The school bell has rung, class is now in session.
I have been studying the Book of Ezekiel and decided to park in chapter 17.
I came across a really interesting riddle and parable. Let me preface this by defining the two. A riddle is usually a statement, question or phrase containing a double or veiled meaning; presented as a puzzle to be solved. A parable is a simple story used to illustrate a moral or spiritual lesson. Jesus was really good at using these. Let’s begin!

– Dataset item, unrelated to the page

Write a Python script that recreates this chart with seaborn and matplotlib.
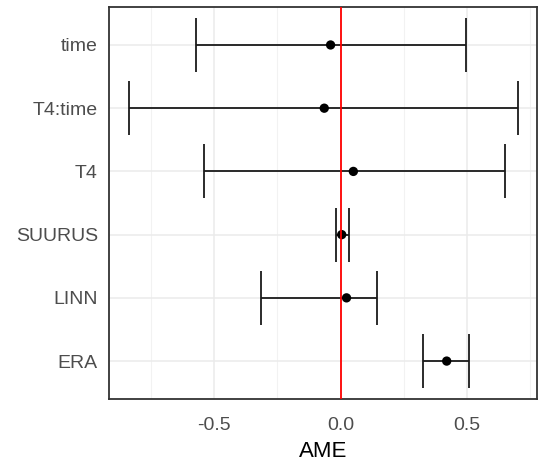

This is the beginning of the parable of the Two Eagles and a Vine. Before the Book of Ezekiel, it was prophesied that the Children of Israel would fall into the hands of their enemies, due to their disobedience and lack of loyalty. The first eagle represented King Nebuchadnezzar, and the twigs on the top, represented the nobility of the Children of Israel. He came, uprooted and deposited them in the city of merchants (Babylon). The King made an oath with the Children of Israel and their leader, King Zedekiah. The oath basically stated that they would remain in submission to him, and would be well cared for. He even allowed them to live freely. Think about your life right now. Have you ever felt uprooted and taken out of your comfort zone? Have you felt like you have been given over to the hands of your enemies? Have you felt powerless to stop what was happening? What if I told you that this COULD possibly be the Will of God for your life?

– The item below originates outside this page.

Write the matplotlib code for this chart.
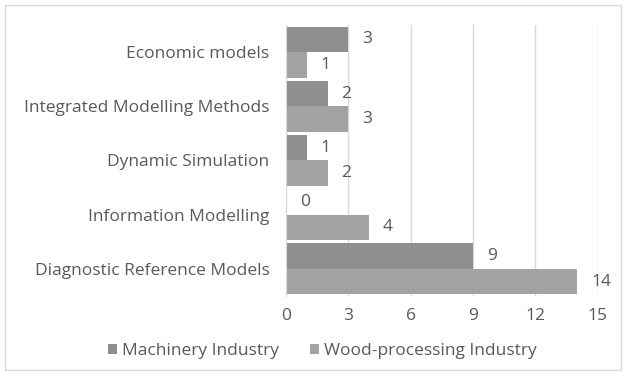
import matplotlib
matplotlib.use("Agg")
import matplotlib.pyplot as plt
import numpy as np
from matplotlib.patches import Rectangle

# data (top to bottom)
categories = ["Economic models", "Integrated Modelling Methods", "Dynamic Simulation",
              "Information Modelling", "Diagnostic Reference Models"]
machinery = [3, 2, 1, 0, 9]
wood = [1, 3, 2, 4, 14]
series_names = ["Machinery Industry", "Wood-processing Industry"]
xticks = [0, 3, 6, 9, 12, 15]

plt.rcParams["font.family"] = ["Open Sans", "DejaVu Sans"]
text_color = "#595959"
fs = 12.5

fig = plt.figure(figsize=(6.26, 3.75), dpi=100)
ax = fig.add_axes([0.457, 0.211, 0.498, 0.722])

# border around the chart
fig.patches.append(Rectangle((0.008, 0.013), 0.984, 0.973, transform=fig.transFigure,
                             fill=False, edgecolor="#d9d9d9", linewidth=1))

n = len(categories)
y = np.arange(n)[::-1]
h = 0.47
bars_m = ax.barh(y + h / 2, machinery, height=h, color="#8f8f8f", label=series_names[0])
bars_w = ax.barh(y - h / 2, wood, height=h, color="#a3a3a3", label=series_names[1])

for bars in (bars_m, bars_w):
    for b in bars:
        ax.annotate(str(int(b.get_width())), (b.get_width(), b.get_y() + b.get_height() / 2),
                    xytext=(10, 0), textcoords="offset points", va="center", ha="left",
                    fontsize=fs, color=text_color)

ax.set_xlim(0, 15)
ax.set_ylim(-0.5, n - 0.5)
ax.set_xticks(xticks)
ax.set_yticks(y)
ax.set_yticklabels(categories)
ax.tick_params(axis="both", length=0, labelsize=fs, colors=text_color)
ax.tick_params(axis="x", pad=9)
ax.tick_params(axis="y", pad=12)
ax.grid(axis="x", color="#d9d9d9", linewidth=1)
ax.set_axisbelow(True)
for s in ["top", "right", "bottom"]:
    ax.spines[s].set_visible(False)
ax.spines["left"].set_color("#d9d9d9")

leg = fig.legend(loc="center", bbox_to_anchor=(0.515, 0.063), ncol=2, frameon=False,
                 fontsize=fs, handlelength=0.5, handleheight=0.5, handletextpad=0.3,
                 columnspacing=1.8)
for t in leg.get_texts():
    t.set_color(text_color)

fig.savefig("out.png", dpi=100)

The twigs (Children of Israel) were placed in a fruitful field, by great waters and a tree. They were provided for by God, even though they were in captivity. This captivity was a part of God’s judgement on their disobedience, but through His mercy, He still provided a comfortable living for them. Consider this, the Children of Israel were taken and placed in a fruitful place, the only thing they had to do was pay taxes and be under the rule of King Nebuchadnezzar. I know in hindsight it sounds easy, but how many times have you felt forsaken, or wondered why you were going through a certain situation? This is how King Zedekiah felt for himself and his people. Over time, the twigs began to grow and with them came forth new generations. As they began to grow, another eagle came onto the scene.
The second eagle represented Egypt. King Zedekiah began to despise the oath he made with King Nebuchadnezzar, and plotted on how to overturn him. He began to conspire with the King of Egypt and the more they talked about joining against the King of Babylon, the more King Zedekiah’s judgement became cloudy. The parable went on to describe how the branches (Children of Israel), began to divide between each eagle. God was sorely displeased about King Zedekiah’s plan to break his oath with King Nebuchadnezzar, because it was ultimately God’s plan for the Children of Israel at that time. This part of the book was profound because essentially, King Zedekiah thought that by seeking assistance from the King of Egypt, that he was in the will of God. He was dead wrong and God judged him for it. How often does this happen in our lives? When we use our human intellect to reason what is right or wrong, only to realize afterwards our huge mistake. This chapter caused me to reflect because I know I have made decisions in my life that I thought were God ideas, but turned out to be only good ideas. Going forward in this new year, take your eyes away from what is seen on the surface, those things can be deceiving. If King Zedekiah had been paying attention, and remembering what God had originally said; he would not have ended up dying before his time.
*Take away* Hide God’s word in your heart. He is one with His Word. You cannot know one, without the other.
The last lesson that can be learned, according to the Matthew Henry Commentary is “Those who depart from God, only multiply their wrongdoing by changing one (humanistic) confidence for another, and will never prosper.”
The school bell has rung, class dismissed!